В июне на неделю заехал Юрий. В свои шестнадцать с половиной он мог с легкостью поразить пятнадцатилетнего кузена формулой 3x4=12, выгравированной на внутренней крышке портсигара «в память о трех ночах, проведенных им наконец-то с графиней Г.». Когда они возвращались, лузгая семечки, из сельской лавки, кузен признался Набокову в том, что он «твердый „монархист“ (скорей романтического, чем политического толка)», и высказал сожаление по поводу приписываемого им Владимиру (совершенно абстрактного) «демократизма». Он также читал отрывки из своей гладкой альбомной поэзии и сослался на комплимент, который какой-то модный поэт сделал поразительно длинной рифме в одном из его стихов.
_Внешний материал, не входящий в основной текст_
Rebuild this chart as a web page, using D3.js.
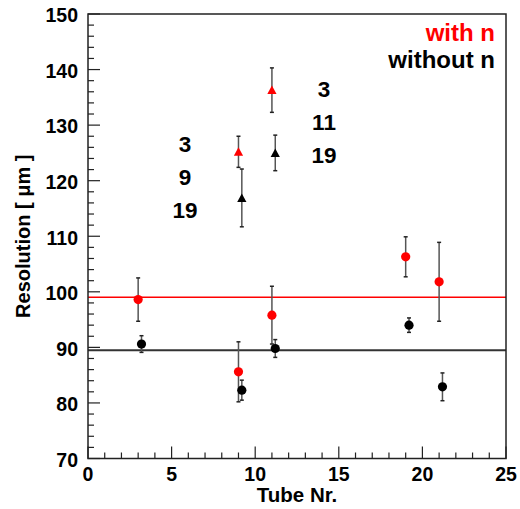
<!DOCTYPE html>
<html><head><meta charset="utf-8">
<script src="https://cdn.jsdelivr.net/npm/d3@7"></script>
<style>body{margin:0;background:#fff}svg{display:block}text{font-family:"Liberation Sans",Arial,sans-serif;font-weight:bold}</style>
</head><body>
<script>
// Data
const withN_circle_x = [3, 9, 11, 19, 21];
const withN_circle_y = [98.6, 85.6, 95.8, 106.3, 101.8];
const withN_circle_err = [3.9, 5.4, 5.2, 3.6, 7.1];
const withN_tri_x = [9, 11];
const withN_tri_y = [125.2, 136.3];
const withN_tri_err = [2.8, 4.0];
const withoutN_circle_x = [3.2, 9.2, 11.2, 19.2, 21.2];
const withoutN_circle_y = [90.6, 82.3, 89.8, 94.0, 82.9];
const withoutN_circle_err = [1.5, 1.8, 1.6, 1.3, 2.5];
const withoutN_tri_x = [9.2, 11.2];
const withoutN_tri_y = [116.9, 125.0];
const withoutN_tri_err = [5.2, 3.2];
const meanWithN = 99.0;
const meanWithoutN = 89.5;
const xTicks = [0, 5, 10, 15, 20, 25];
const yTicks = [70, 80, 90, 100, 110, 120, 130, 140, 150];
const groupA = ["3", "9", "19"];
const groupB = ["3", "11", "19"];

const W = 520, H = 509;
const L = 88, R = 506, T = 14, B = 458.5;
const svg = d3.select("body").append("svg").attr("width", W).attr("height", H);
const x = d3.scaleLinear().domain([0, 25]).range([L, R]);
const y = d3.scaleLinear().domain([70, 150]).range([B, T]);

function label(px, py, str, size, anchor, color, rot) {
  svg.append("text")
    .attr("transform", `translate(${px},${py})${rot ? " rotate(" + rot + ")" : ""}`)
    .attr("text-anchor", anchor).attr("font-size", size).attr("fill", color || "#000").text(str);
}

// mean lines
svg.append("line").attr("x1", L).attr("x2", R).attr("y1", y(meanWithN)).attr("y2", y(meanWithN))
  .attr("stroke", "#ff0000").attr("stroke-width", 1.5);
svg.append("line").attr("x1", L).attr("x2", R).attr("y1", y(meanWithoutN)).attr("y2", y(meanWithoutN))
  .attr("stroke", "#333").attr("stroke-width", 2);

function zipPts(xs, ys, es) { return xs.map((v, i) => ({x: v, y: ys[i], e: es[i]})); }

function errBars(pts, color) {
  const g = svg.append("g");
  pts.forEach(p => {
    const cx = x(p.x);
    g.append("line").attr("x1", cx).attr("x2", cx).attr("y1", y(p.y + p.e)).attr("y2", y(p.y - p.e))
      .attr("stroke", color).attr("stroke-width", 1.5);
    [p.y + p.e, p.y - p.e].forEach(v => {
      g.append("line").attr("x1", cx - 2).attr("x2", cx + 2).attr("y1", y(v)).attr("y2", y(v))
        .attr("stroke", "#222").attr("stroke-width", 1.5);
    });
  });
}
function circles(pts, color) {
  svg.append("g").selectAll("circle").data(pts).join("circle")
    .attr("cx", d => x(d.x)).attr("cy", d => y(d.y)).attr("r", 4.6).attr("fill", color);
}
function triangles(pts, color) {
  svg.append("g").selectAll("path").data(pts).join("path")
    .attr("d", d => { const cx = x(d.x), cy = y(d.y); return `M${cx - 4.6},${cy + 4}L${cx + 4.6},${cy + 4}L${cx},${cy - 4.5}Z`; })
    .attr("fill", color);
}

const rc = zipPts(withN_circle_x, withN_circle_y, withN_circle_err);
const rt = zipPts(withN_tri_x, withN_tri_y, withN_tri_err);
const bc = zipPts(withoutN_circle_x, withoutN_circle_y, withoutN_circle_err);
const bt = zipPts(withoutN_tri_x, withoutN_tri_y, withoutN_tri_err);

errBars(bc, "#555"); errBars(bt, "#555");
errBars(rc, "#555"); errBars(rt, "#555");
circles(bc, "#000"); triangles(bt, "#000");
circles(rc, "#ff0000"); triangles(rt, "#ff0000");

// frame
svg.append("rect").attr("x", L).attr("y", T).attr("width", R - L).attr("height", B - T)
  .attr("fill", "none").attr("stroke", "#222").attr("stroke-width", 1.5);

// ticks (inside)
const ax = svg.append("g").attr("stroke", "#222").attr("stroke-width", 1.2);
d3.range(0, 25.001, 1).forEach(v => {
  const major = Math.abs(v % 5) < 1e-9;
  ax.append("line").attr("x1", x(v)).attr("x2", x(v)).attr("y1", B).attr("y2", B - (major ? 12 : 6));
});
d3.range(70, 150.001, 2).forEach(v => {
  const major = Math.abs(v % 10) < 1e-9;
  ax.append("line").attr("y1", y(v)).attr("y2", y(v)).attr("x1", L).attr("x2", L + (major ? 12 : 6));
});

// tick labels
xTicks.forEach(d => label(x(d), 481, d, 19.5, "middle"));
yTicks.forEach(d => label(78, y(d) + 8.3, d, 19.5, "end"));

// axis titles
label((L + R) / 2, 502, "Tube Nr.", 20.5, "middle");
label(29.5, (T + B) / 2, "Resolution [ μm ]", 20, "middle", "#000", -90);

// legend
label(495, 41, "with n", 24, "end", "#ff0000");
label(495, 68, "without n", 24, "end", "#000");

// annotations
const baseA = [152, 185, 218];
groupA.forEach((t, i) => label(185, baseA[i], t, 22.5, "middle"));
const baseB = [97, 130, 163];
groupB.forEach((t, i) => label(324, baseB[i], t, 22.5, "middle"));
</script>
</body></html>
Здесь наконец Владимир смог с ним посостязаться, предложив свою — хотя и не использованную — находку: «заповедь» и «посапывать»76.
Месяц спустя Владимир впервые ощутил в «цепенящем неистовстве стихосложения» нечто, что, казалось, выходило за рамки мальчишеского подражания77. В то время как в Европе нарастало предвоенное напряжение, Россия переживала липкий от жары июль, оставивший незабываемый след в поэзии Ахматовой и Ходасевича. Спасаясь от грозы, Владимир зашел в беседку старого вырского парка, и, когда дождь пролетел и он вышел из своего укрытия, его приветствовала радуга и охватила странная дрожь:
Следующий миг стал началом моего первого стихотворения. Что подтолкнуло его? Кажется, знаю. Без единого дуновения ветерка, один только вес дождевой капли, сияющей в паразитической роскоши на душистом сердцевидном листке, заставляет его кончик кануть вниз, и подобие ртутной капли внезапно соскальзывает по его срединной прожилке, и лист, обронив яркий груз, взлетает вверх. Лист, душист, благоухает, роняет — мгновение, за которое все это случилось, кажется мне не столько отрезком, сколько разрывом времени, недостающим ударом сердца, сразу вернувшимся в перестуке ритма…78
Он бродил по парку в поэтическом трансе. Поздно вечером он, закончив стихотворение, прочел его матери — отца неожиданно вызвали в город в связи с угрозой войны — и, когда замолчал, увидел, что она «блаженно улыбалась сквозь слезы, катившие по ее лицу. „Как удивительно, как прекрасно“», — сказала она79, — оценка, которую взрослый Набоков первым же будет оспаривать.
Несмотря на массу подробностей в обстоятельном рассказе Набокова о его «первом стихотворении», это в значительной степени стилизация реального события. В своей автобиографии он представляет стихотворение как гром среди ясного неба, как событие неожиданное и необычное, тогда как на самом деле к тому времени он уже около пяти лет сочинял стихи на трех языках. Стихотворение, которое он вспоминает, было написано не в 1914-м, а в мае 1917 года, спустя сотни других:
Одно стихотворение, действительно написанное в июле 1914 года, но утраченное (правда, речь в нем шла не о разгаре дня, как в автобиографической книге, а об одном из эмоционально заряженных вырских закатов), кажется, и в самом деле стало для юного Набокова краеугольным камнем — если не благодаря своим поэтическим достоинствам, то, по крайней мере, благодаря новому чувству вдохновения, от которого его более ранние опыты превратились просто в детскую забаву. Отныне поэзия стала его страстью и его призванием. На следующее утро он написал еще два стихотворения, и хлынул поток81.